Anders A. Bjørk, a post-doc at the DNRF’s Center for GeoGenetics at the University of Copenhagen, is part of a large international research project that has calculated the melting rate of Greenland’s ice sheet from 1972 to today. The researchers have now concluded that the Greenland’s ice sheet loses six times more mass today than in the 1980s. The project’s results have been published in PNAS.

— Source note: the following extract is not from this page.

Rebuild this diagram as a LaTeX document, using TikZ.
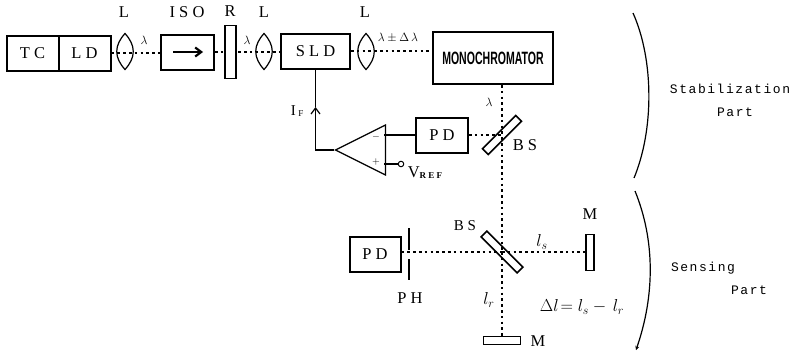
\documentclass[tikz,border=0pt]{standalone}
\usepackage{fontspec}
\usetikzlibrary{arrows.meta,shapes.geometric}
\setmainfont{Liberation Serif}
\newfontfamily\capfont[LetterSpace=25]{Liberation Serif}
\newfontfamily\partfont[LetterSpace=12]{Liberation Mono}
\newfontfamily\monofont{Liberation Sans}
\tikzset{
  wire/.style={line width=1.2pt},
  beam/.style={line width=1.1pt,dash pattern=on 2.6pt off 3.2pt},
  block/.style={draw,line width=2pt,minimum width=#1,minimum height=35pt,inner sep=0pt,
    font=\capfont\fontsize{16.5}{18}\selectfont},
  block/.default=52pt,
  plate/.style={draw,line width=1.6pt,inner sep=0pt},
  tag/.style={font=\capfont\fontsize{16.5}{18}\selectfont,inner sep=0pt},
  sym/.style={font=\fontsize{12}{14}\selectfont,inner sep=0pt},
  len/.style={font=\fontsize{17.28}{19}\selectfont,inner sep=0pt},
  part/.style={font=\partfont\fontsize{13}{15}\selectfont,inner sep=0pt},
  pics/lens/.style={code={
    \draw[wire] (0,-18) .. controls (-11,-6) and (-11,6) .. (0,18)
      .. controls (11,6) and (11,-6) .. (0,-18) -- cycle;
  }},
}
\begin{document}
\begin{tikzpicture}[x=1pt,y=-1pt]
  \useasboundingbox (0,0) rectangle (791,359);
  % top row
  \node[block] (tc) at (32.5,53) {TC};
  \node[block] (ld) at (84.5,53) {LD};
  \node[block=53pt] (iso) at (187.5,52) {};
  \node[block=69pt] (sld) at (315.5,51) {SLD};
  \node[draw,line width=2pt,minimum width=120pt,minimum height=52pt,inner sep=0pt] (mono) at (493,58)
    {\scalebox{0.62}[1.05]{\monofont\bfseries\fontsize{17}{19}\selectfont MONOCHROMATOR}};
  \draw[beam] (ld.east) -- (ld.east -| iso.west);
  \draw[beam] (iso.east) -- (iso.east -| sld.west);
  \draw[beam] (sld.east) -- (sld.east -| mono.west);
  \node[plate,fill=white,minimum width=11pt,minimum height=53pt] (ret) at (230.5,52) {};
  \foreach \x in {125,264,366} \pic at (\x,51.5) {lens};
  \draw[line width=2.2pt,-{Straight Barb[length=6pt,width=9pt]}] (173,52) -- (203,52);
  \node[tag] (la) at (124,12) {L};
  \node[tag] (isot) at (187,12) {ISO};
  \node[tag] (rt) at (230,11) {R};
  \node[tag] (lb) at (264,12) {L};
  \node[tag] (lc) at (365,12) {L};
  \node[sym] (wa) at (144,40) {$\lambda$};
  \node[sym] (wb) at (247,40) {$\lambda$};
  \node[sym] (wc) at (398,38) {$\lambda\pm\Delta\,\lambda$};
  \node[sym] (wd) at (489,102) {$\lambda$};
  % feedback
  \node[block=52pt] (pda) at (442,135) {PD};
  \node[plate,rotate=45,minimum width=47pt,minimum height=8pt] (bsa) at (502,135) {};
  \node[draw,wire,isosceles triangle,isosceles triangle stretches,shape border rotate=180,
    minimum width=50pt,minimum height=50pt,inner sep=0pt,anchor=apex] (amp) at (334,150) {};
  \coordinate (ifp) at (315.5,107);
  \coordinate (refc) at (401,164);
  \node[sym,font=\fontsize{10}{12}\selectfont] (minus) at (376,137) {$-$};
  \node[sym,font=\bfseries\fontsize{10}{12}\selectfont] (plus) at (376,162) {$+$};
  \draw[wire,-{Straight Barb[length=6pt,width=9pt]}] (amp.apex) -| (ifp);
  \draw[wire] (ifp) -- (sld.south);
  \draw[wire] (pda.west) -- (384,135);
  \draw[wire] (384,164) -- (refc);
  \node[draw,circle,line width=1pt,minimum size=5.5pt,inner sep=0pt,fill=white] (vc) at (refc) {};
  \draw[beam] (pda.east) -- (bsa.center);
  \node[tag,font=\fontsize{15}{17}\selectfont] (ifl) at (297,111) {I\,\raisebox{-1pt}{\fontsize{9}{10}\selectfont F}};
  \node[tag] (vref) at (425,173) {V\raisebox{-1pt}{\fontsize{9}{10}\selectfont\bfseries REF}};
  \node[tag] (bsat) at (525,145) {BS};
  % sensing
  \node[plate,rotate=-45,minimum width=51pt,minimum height=8pt] (bsb) at (502,252) {};
  \node[block=51pt] (pdb) at (375,254) {PD};
  \coordinate (pha) at (409,228);
  \coordinate (phb) at (409,250);
  \coordinate (phc) at (409,259);
  \coordinate (phd) at (409,280);
  \draw[line width=1.8pt] (pha) -- (phb) (phc) -- (phd);
  \node[plate,minimum width=8pt,minimum height=36pt] (mra) at (590,252.5) {};
  \node[plate,minimum width=37pt,minimum height=8pt] (mrb) at (502,340.5) {};
  \draw[beam] (mono.south -| bsb.center) -- (bsb.center);
  \draw[beam] (bsb.center) -- (mrb.north);
  \draw[beam] (pdb.east |- bsb.center) -- (bsb.center);
  \draw[beam] (bsb.center) -- (mra.west |- bsb.center);
  \node[tag,font=\capfont\fontsize{15}{17}\selectfont] (bsbt) at (465,226) {BS};
  \node[tag] (pht) at (410,298) {PH};
  \node[tag] (mat) at (590,214) {M};
  \node[tag] (mbt) at (538,341) {M};
  \node[len] (ls) at (542,242) {$l_s$};
  \node[len] (lr) at (489,300) {$l_r$};
  \node[len] (dl) at (582,307) {$\Delta l\!=l_s-\,l_r$};
  % right side
  \coordinate (cua) at (633,13);
  \coordinate (cub) at (634,178);
  \coordinate (cuc) at (635,191);
  \coordinate (cud) at (636,350);
  \draw[wire] (cua) .. controls (654,60) and (654,130) .. (cub);
  \draw[wire,-{Stealth[length=4pt,width=4pt]}] (cuc) .. controls (655,240) and (655,295) .. (cud);
  \node[part] (sta) at (730,89) {Stabilization};
  \node[part] (stb) at (735,112) {Part};
  \node[part] (sea) at (703,268) {Sensing};
  \node[part] (seb) at (749,290) {Part};
\end{tikzpicture}
\end{document}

Besides the DNRF’s Center for GeoGenetics, the international research project includes researchers from the University of California, Utrecht University, and Université Grenoble Alpes. With the help of advanced satellite measurements and climate models, the research team has been able to reconstruct the ice plates from the 1970s and the 1980s as they looked back then – data that hitherto have been insufficient. But now the researchers’ results show that the Greenlandic ice sheet in the 1970s increased by no less than 47 gigatons of ice, on average, each year until 1980. In the 1980s the melting rate began to rise, which means that the ice sheet from 1980 to 1990 lost 51 gigaton tons of ice each year. Since then, the melting rate has doubled six times, and between 2010 and 2018, the melting rate has been around 290 billion tons, on average, every year.
With the help of the measurements of the melting rate through the years, Bjørk and the rest of the international research team believe that the water from the melting ice sheet alone has contributed to the rise of the world’s oceans by 13.7 millimeters since 1972.